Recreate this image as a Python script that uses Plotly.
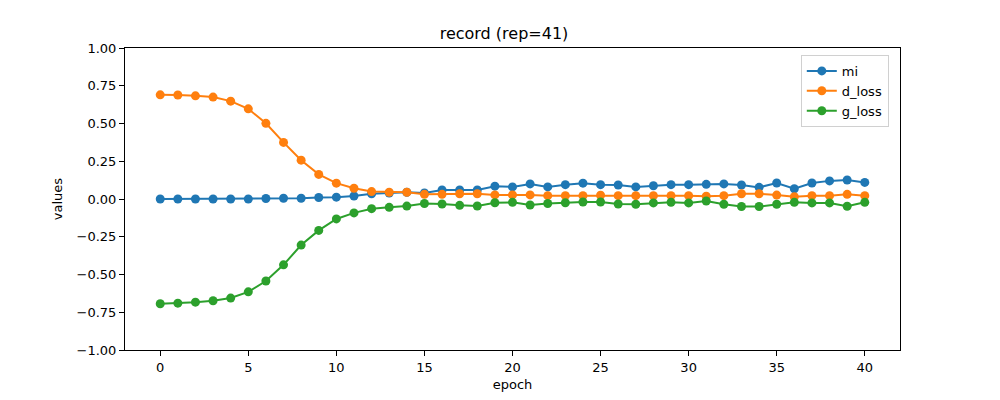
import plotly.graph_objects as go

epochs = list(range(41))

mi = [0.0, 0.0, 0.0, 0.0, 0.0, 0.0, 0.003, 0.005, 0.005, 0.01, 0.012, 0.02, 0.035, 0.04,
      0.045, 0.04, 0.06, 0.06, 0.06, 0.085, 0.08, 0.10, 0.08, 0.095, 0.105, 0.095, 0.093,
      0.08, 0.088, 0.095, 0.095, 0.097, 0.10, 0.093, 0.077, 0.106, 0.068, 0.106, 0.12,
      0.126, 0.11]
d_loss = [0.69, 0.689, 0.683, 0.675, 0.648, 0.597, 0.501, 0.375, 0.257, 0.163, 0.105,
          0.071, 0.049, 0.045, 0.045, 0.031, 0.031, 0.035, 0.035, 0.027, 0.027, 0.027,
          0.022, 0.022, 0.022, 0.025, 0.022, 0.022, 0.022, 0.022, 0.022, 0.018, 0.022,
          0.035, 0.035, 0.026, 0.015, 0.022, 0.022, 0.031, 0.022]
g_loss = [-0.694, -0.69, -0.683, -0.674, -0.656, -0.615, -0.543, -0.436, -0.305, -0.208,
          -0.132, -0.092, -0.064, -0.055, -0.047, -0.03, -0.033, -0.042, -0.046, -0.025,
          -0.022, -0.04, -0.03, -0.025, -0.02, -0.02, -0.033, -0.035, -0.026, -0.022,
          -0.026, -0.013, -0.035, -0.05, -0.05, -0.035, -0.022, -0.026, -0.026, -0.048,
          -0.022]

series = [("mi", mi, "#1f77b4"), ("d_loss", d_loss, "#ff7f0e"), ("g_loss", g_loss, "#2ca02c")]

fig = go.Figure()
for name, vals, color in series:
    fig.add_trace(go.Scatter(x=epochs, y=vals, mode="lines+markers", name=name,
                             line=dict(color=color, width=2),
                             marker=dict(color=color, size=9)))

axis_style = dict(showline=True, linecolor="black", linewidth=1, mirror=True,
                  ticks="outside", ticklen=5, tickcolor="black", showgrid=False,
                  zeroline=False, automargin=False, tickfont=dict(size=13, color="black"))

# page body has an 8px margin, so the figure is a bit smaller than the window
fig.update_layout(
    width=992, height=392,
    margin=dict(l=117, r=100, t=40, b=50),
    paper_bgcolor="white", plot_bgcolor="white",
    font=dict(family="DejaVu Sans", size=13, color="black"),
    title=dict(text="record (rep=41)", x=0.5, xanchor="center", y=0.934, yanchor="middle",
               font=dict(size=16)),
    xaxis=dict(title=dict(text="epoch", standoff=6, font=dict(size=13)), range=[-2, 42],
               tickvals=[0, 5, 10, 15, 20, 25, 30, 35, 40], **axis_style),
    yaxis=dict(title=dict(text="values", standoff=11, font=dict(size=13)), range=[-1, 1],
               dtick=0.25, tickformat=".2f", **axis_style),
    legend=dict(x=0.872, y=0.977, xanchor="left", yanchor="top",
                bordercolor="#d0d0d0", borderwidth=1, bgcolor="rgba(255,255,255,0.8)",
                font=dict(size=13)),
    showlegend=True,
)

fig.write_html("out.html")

* * *

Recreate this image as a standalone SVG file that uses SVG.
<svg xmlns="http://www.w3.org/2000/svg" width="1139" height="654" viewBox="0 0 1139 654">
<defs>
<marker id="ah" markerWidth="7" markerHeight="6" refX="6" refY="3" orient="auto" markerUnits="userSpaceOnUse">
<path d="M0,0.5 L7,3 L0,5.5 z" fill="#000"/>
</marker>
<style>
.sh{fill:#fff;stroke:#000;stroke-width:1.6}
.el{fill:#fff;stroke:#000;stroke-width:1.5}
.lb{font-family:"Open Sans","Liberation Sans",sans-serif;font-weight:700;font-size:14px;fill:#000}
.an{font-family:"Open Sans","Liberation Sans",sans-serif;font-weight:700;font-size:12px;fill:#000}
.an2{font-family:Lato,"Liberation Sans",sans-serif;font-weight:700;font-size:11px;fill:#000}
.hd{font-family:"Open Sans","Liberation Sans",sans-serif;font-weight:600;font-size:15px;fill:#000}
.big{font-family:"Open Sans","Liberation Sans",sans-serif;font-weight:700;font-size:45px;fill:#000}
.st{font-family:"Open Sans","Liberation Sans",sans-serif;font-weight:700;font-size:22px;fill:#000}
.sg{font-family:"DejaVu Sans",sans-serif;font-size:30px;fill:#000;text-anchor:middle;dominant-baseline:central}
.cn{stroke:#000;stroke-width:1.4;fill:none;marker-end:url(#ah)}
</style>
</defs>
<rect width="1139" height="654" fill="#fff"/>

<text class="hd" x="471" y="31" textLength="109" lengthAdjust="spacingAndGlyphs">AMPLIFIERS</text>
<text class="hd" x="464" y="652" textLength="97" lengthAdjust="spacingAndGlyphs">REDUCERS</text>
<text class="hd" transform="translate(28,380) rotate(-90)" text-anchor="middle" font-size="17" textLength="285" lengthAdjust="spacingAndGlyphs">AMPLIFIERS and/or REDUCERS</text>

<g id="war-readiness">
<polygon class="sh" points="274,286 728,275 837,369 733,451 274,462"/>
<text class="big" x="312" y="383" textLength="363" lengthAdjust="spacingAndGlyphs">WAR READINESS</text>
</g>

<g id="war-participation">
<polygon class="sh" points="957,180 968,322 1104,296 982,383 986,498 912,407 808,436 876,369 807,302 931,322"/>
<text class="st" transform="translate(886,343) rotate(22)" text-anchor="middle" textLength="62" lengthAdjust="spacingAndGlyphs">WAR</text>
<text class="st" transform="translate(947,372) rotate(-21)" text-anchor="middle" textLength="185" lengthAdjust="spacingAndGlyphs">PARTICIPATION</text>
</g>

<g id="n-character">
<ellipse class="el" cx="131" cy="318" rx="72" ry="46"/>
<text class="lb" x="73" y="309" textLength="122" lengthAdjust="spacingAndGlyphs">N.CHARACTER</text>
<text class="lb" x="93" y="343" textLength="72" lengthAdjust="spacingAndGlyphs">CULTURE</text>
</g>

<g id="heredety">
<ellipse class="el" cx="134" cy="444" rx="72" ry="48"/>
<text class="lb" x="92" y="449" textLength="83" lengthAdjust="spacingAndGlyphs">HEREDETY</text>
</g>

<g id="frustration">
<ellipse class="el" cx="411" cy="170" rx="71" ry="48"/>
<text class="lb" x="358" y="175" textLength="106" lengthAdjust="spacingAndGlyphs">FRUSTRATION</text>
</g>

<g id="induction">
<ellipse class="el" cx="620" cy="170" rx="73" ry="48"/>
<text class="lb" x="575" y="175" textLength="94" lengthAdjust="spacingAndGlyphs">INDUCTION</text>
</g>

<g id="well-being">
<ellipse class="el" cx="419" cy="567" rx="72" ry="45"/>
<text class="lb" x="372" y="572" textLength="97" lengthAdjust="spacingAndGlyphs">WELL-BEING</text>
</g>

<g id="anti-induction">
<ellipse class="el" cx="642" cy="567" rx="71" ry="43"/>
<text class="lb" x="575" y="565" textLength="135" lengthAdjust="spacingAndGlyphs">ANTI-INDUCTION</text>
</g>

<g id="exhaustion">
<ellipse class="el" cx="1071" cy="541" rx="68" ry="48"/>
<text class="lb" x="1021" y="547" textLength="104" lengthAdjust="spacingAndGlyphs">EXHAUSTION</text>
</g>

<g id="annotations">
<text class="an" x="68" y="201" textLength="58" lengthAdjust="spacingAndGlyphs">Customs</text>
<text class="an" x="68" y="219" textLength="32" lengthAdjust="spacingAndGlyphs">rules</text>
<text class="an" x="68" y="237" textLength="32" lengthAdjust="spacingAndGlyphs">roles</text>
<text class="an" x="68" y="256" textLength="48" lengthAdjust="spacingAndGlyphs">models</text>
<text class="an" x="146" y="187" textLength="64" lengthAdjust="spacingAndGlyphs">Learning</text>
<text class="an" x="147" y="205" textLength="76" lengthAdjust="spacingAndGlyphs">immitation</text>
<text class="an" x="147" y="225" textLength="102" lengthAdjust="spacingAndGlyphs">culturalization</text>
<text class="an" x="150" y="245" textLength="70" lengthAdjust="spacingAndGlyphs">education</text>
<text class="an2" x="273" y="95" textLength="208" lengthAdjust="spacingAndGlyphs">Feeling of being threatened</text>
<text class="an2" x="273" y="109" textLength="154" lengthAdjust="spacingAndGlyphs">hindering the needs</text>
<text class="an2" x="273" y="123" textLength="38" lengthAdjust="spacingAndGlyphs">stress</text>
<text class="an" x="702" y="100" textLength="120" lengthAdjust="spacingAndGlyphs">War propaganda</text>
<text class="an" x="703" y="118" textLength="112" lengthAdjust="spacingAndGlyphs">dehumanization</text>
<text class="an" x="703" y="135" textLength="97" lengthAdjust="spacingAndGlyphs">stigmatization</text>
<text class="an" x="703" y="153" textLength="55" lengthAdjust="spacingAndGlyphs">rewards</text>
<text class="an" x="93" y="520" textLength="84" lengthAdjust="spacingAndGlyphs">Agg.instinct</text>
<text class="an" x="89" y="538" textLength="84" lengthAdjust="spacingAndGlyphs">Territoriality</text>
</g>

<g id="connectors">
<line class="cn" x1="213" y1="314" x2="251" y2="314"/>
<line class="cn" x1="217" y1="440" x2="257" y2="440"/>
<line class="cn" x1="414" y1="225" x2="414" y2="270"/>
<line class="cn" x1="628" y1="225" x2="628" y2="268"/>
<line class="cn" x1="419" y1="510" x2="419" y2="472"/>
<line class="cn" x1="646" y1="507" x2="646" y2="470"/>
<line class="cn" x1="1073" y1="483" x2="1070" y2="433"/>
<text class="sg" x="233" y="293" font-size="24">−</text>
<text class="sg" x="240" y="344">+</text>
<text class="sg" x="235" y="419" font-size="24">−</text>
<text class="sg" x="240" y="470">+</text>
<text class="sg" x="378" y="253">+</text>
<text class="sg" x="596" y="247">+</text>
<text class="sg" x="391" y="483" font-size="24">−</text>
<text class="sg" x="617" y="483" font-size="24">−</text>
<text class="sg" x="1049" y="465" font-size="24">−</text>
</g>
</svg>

Task requirements »
Copy out only the lines from the one containing "Recreate this image as a Python" through the one containing "marker=dict(color=color, size=9)))", exactly, with both ends. Any picture is left out.

Exercise output »
Recreate this image as a Python script that uses Plotly.
import plotly.graph_objects as go

epochs = list(range(41))

mi = [0.0, 0.0, 0.0, 0.0, 0.0, 0.0, 0.003, 0.005, 0.005, 0.01, 0.012, 0.02, 0.035, 0.04,
      0.045, 0.04, 0.06, 0.06, 0.06, 0.085, 0.08, 0.10, 0.08, 0.095, 0.105, 0.095, 0.093,
      0.08, 0.088, 0.095, 0.095, 0.097, 0.10, 0.093, 0.077, 0.106, 0.068, 0.106, 0.12,
      0.126, 0.11]
d_loss = [0.69, 0.689, 0.683, 0.675, 0.648, 0.597, 0.501, 0.375, 0.257, 0.163, 0.105,
          0.071, 0.049, 0.045, 0.045, 0.031, 0.031, 0.035, 0.035, 0.027, 0.027, 0.027,
          0.022, 0.022, 0.022, 0.025, 0.022, 0.022, 0.022, 0.022, 0.022, 0.018, 0.022,
          0.035, 0.035, 0.026, 0.015, 0.022, 0.022, 0.031, 0.022]
g_loss = [-0.694, -0.69, -0.683, -0.674, -0.656, -0.615, -0.543, -0.436, -0.305, -0.208,
          -0.132, -0.092, -0.064, -0.055, -0.047, -0.03, -0.033, -0.042, -0.046, -0.025,
          -0.022, -0.04, -0.03, -0.025, -0.02, -0.02, -0.033, -0.035, -0.026, -0.022,
          -0.026, -0.013, -0.035, -0.05, -0.05, -0.035, -0.022, -0.026, -0.026, -0.048,
          -0.022]

series = [("mi", mi, "#1f77b4"), ("d_loss", d_loss, "#ff7f0e"), ("g_loss", g_loss, "#2ca02c")]

fig = go.Figure()
for name, vals, color in series:
    fig.add_trace(go.Scatter(x=epochs, y=vals, mode="lines+markers", name=name,
                             line=dict(color=color, width=2),
                             marker=dict(color=color, size=9)))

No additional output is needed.